The determination of this material issue, as to which of these two so-called Buck branch streams was properly, or within the meaning of the grantor, the Buck branch he intended to designate by this call of the deed, or, that is to say, whether the grantor intended to designate by such name the Buck branch lying to the west of Simon fork, or the other Buck branch lying to the east or above Simon fork, called for clarifying extrinsic evidence to remove this ambiguity in the call, and was clearly a question of fact for the jury, or here for the finding of the chancellor, who, after due consideration of the showing made by plaintiff in support of her alleged title to the land involved and of the whole record of confusing and conflicting evidence, found adversely to her claim of ownership of this land lying in Simon hollow of Owl's Nest creek, and, so concluding, adjudged that "the branch emptying in below the Simons Fork and contended by the defendants to be the Buck Branch is the Buck Branch referred to in the deed from Thomas Roberts to Nancy Margaret Maggard, and if this be correct then the deed from Thomas Roberts to Nancy Margaret Maggard does not embrace the land in controversy on Simons Hollow." Having so adjudged, the chancellor ordered that the petition of plaintiff be dismissed and that she take nothing thereby.

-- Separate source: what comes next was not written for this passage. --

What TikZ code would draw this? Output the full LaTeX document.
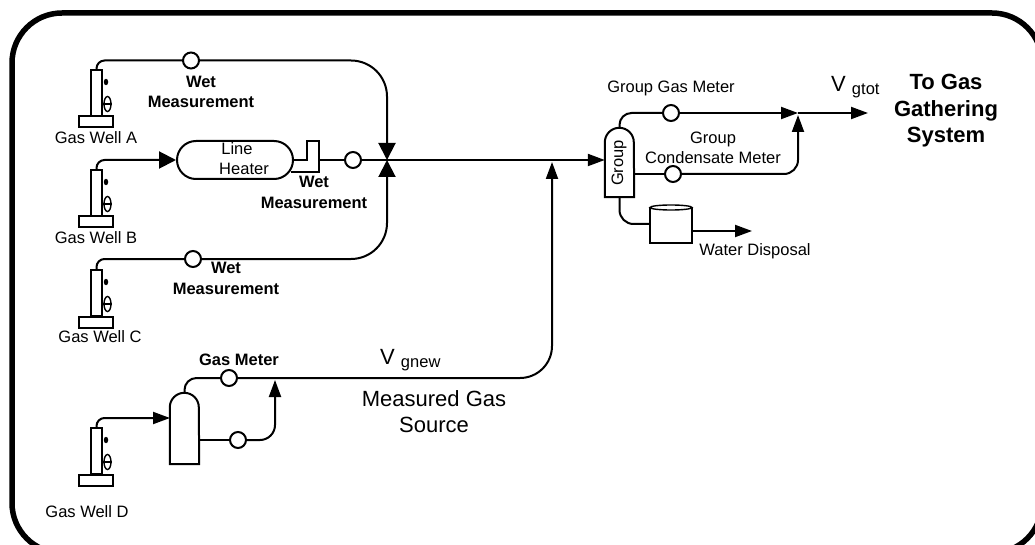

Upon our review of that judgment, complained of as erroneous, we have found it extremely difficult to solve, to our own satisfaction, by reason of the inadequate maps and the conflicting testimony furnished in the record (found equally as effective for confusing as for assisting us in the determination of the perplexing boundary question here submitted), the question here *Page 421 raised, as to what, by the evidence before us, is definitely shown to be the proper location of the "conditional" or boundary line between these parties' lands, although upon that determination depends the matter of plaintiff's right to the injunctive relief she seeks.

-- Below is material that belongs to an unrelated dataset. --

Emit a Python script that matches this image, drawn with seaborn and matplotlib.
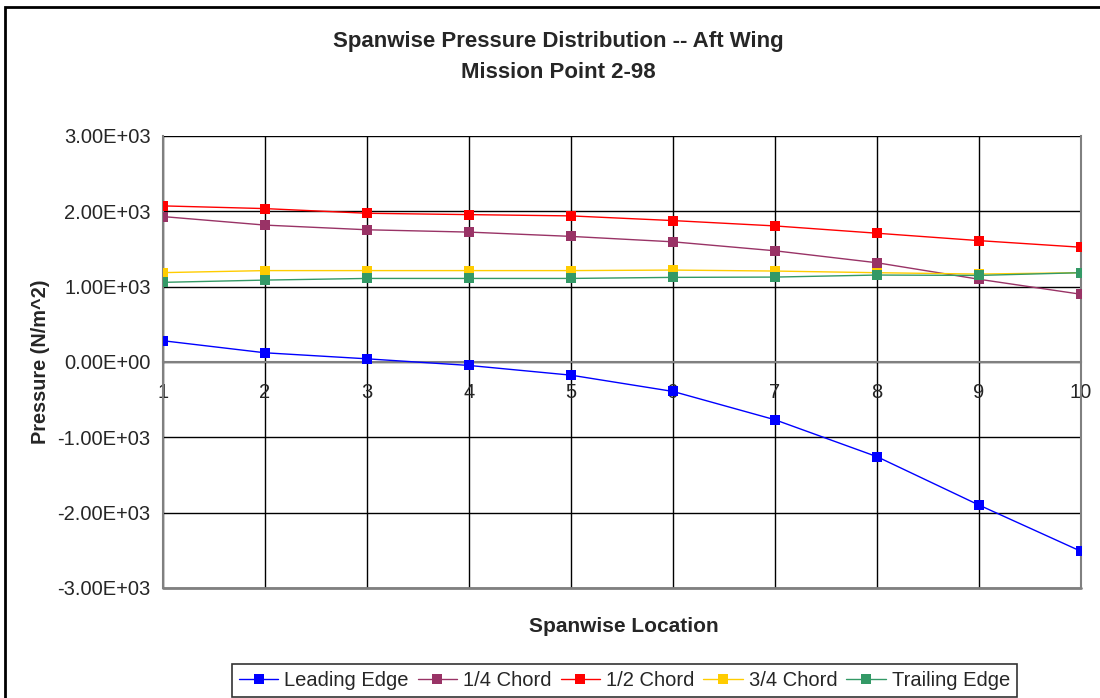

Plaintiff's right to an injunction against defendants' trespassing upon the Simon fork land here involved being dependent on her establishing title to that land, and the chancellor having found that she has failed to maintain that burden, we are, in keeping with the applicable, settled rule in such case, led to adopt, or at least decline to disturb, the chancellor's finding upon this question of fact, where, as here, our minds are left in doubt, after a careful consideration of the record, as to the accuracy of his finding.

Therefore, so accepting the chancellor's finding upon this question of fact as correct, it follows that appellant has failed to show title to the land here involved, and therefore, this being required of her as a condition precedent to securing the injunctive relief she seeks, we conclude that the chancellor's judgments in denying the injunction and dismissing the petition, was here proper and should be, and it is, affirmed.